• **DIRECTIONS FOR THIS TASK**:
All the data should be repeated exactly. Any image in it is left out.
%%
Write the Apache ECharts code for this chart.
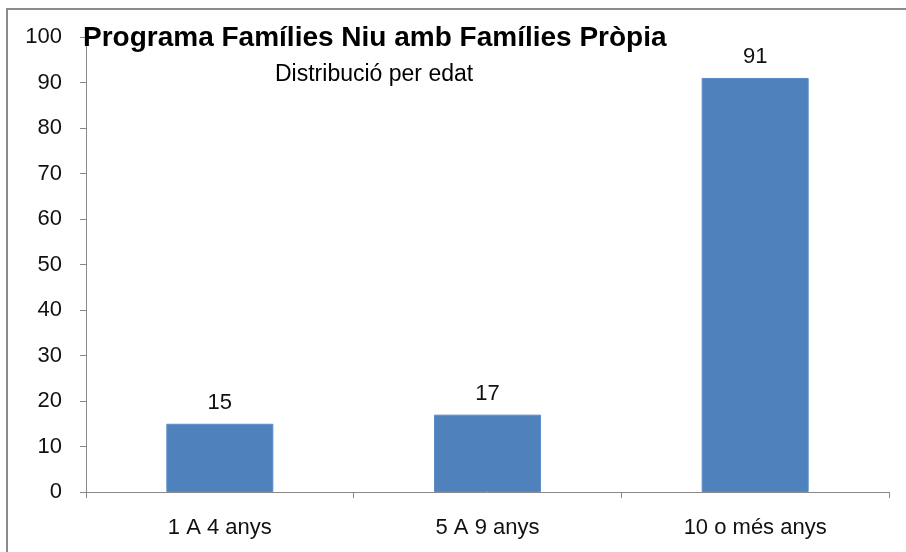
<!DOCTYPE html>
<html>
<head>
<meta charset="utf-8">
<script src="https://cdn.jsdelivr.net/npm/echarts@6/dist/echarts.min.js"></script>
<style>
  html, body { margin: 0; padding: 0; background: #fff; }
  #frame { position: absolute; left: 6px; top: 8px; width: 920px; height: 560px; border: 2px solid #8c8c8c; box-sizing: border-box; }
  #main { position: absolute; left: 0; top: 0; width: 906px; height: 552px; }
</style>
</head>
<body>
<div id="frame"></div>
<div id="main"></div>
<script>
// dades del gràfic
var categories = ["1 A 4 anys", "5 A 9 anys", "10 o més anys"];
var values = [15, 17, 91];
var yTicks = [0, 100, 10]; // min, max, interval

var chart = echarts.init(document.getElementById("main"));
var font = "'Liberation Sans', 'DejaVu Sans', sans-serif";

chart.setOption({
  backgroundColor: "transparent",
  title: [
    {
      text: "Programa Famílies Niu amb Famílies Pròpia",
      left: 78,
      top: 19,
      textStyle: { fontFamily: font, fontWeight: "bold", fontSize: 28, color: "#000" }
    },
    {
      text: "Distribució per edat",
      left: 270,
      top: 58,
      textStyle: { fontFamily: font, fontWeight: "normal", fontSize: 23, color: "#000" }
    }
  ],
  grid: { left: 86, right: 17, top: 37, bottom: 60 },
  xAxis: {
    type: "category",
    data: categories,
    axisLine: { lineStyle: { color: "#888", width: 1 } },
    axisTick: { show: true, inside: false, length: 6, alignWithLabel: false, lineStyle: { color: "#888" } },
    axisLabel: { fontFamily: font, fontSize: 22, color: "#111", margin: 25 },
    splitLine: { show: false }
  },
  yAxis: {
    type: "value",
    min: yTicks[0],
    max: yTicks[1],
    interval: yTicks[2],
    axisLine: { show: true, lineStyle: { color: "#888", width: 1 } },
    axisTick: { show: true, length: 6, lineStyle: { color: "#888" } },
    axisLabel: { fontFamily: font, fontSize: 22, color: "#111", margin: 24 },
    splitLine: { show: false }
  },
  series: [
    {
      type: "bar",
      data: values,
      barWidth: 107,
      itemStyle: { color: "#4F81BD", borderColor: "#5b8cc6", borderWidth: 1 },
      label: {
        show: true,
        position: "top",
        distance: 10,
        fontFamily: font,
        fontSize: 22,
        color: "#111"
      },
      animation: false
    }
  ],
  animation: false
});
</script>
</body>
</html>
%%
• **REPLY**:
Write the Apache ECharts code for this chart.
<!DOCTYPE html>
<html>
<head>
<meta charset="utf-8">
<script src="https://cdn.jsdelivr.net/npm/echarts@6/dist/echarts.min.js"></script>
<style>
  html, body { margin: 0; padding: 0; background: #fff; }
  #frame { position: absolute; left: 6px; top: 8px; width: 920px; height: 560px; border: 2px solid #8c8c8c; box-sizing: border-box; }
  #main { position: absolute; left: 0; top: 0; width: 906px; height: 552px; }
</style>
</head>
<body>
<div id="frame"></div>
<div id="main"></div>
<script>
// dades del gràfic
var categories = ["1 A 4 anys", "5 A 9 anys", "10 o més anys"];
var values = [15, 17, 91];
var yTicks = [0, 100, 10]; // min, max, interval

var chart = echarts.init(document.getElementById("main"));
var font = "'Liberation Sans', 'DejaVu Sans', sans-serif";

chart.setOption({
  backgroundColor: "transparent",
  title: [
    {
      text: "Programa Famílies Niu amb Famílies Pròpia",
      left: 78,
      top: 19,
      textStyle: { fontFamily: font, fontWeight: "bold", fontSize: 28, color: "#000" }
    },
    {
      text: "Distribució per edat",
      left: 270,
      top: 58,
      textStyle: { fontFamily: font, fontWeight: "normal", fontSize: 23, color: "#000" }
    }
  ],
  grid: { left: 86, right: 17, top: 37, bottom: 60 },
  xAxis: {
    type: "category",
    data: categories,
    axisLine: { lineStyle: { color: "#888", width: 1 } },
    axisTick: { show: true, inside: false, length: 6, alignWithLabel: false, lineStyle: { color: "#888" } },
    axisLabel: { fontFamily: font, fontSize: 22, color: "#111", margin: 25 },
    splitLine: { show: false }
  },
  yAxis: {
    type: "value",
    min: yTicks[0],
    max: yTicks[1],
    interval: yTicks[2],
    axisLine: { show: true, lineStyle: { color: "#888", width: 1 } },
    axisTick: { show: true, length: 6, lineStyle: { color: "#888" } },
    axisLabel: { fontFamily: font, fontSize: 22, color: "#111", margin: 24 },
    splitLine: { show: false }
  },
  series: [
    {
      type: "bar",
      data: values,
      barWidth: 107,
      itemStyle: { color: "#4F81BD", borderColor: "#5b8cc6", borderWidth: 1 },
      label: {
        show: true,
        position: "top",
        distance: 10,
        fontFamily: font,
        fontSize: 22,
        color: "#111"
      },
      animation: false
    }
  ],
  animation: false
});
</script>
</body>
</html>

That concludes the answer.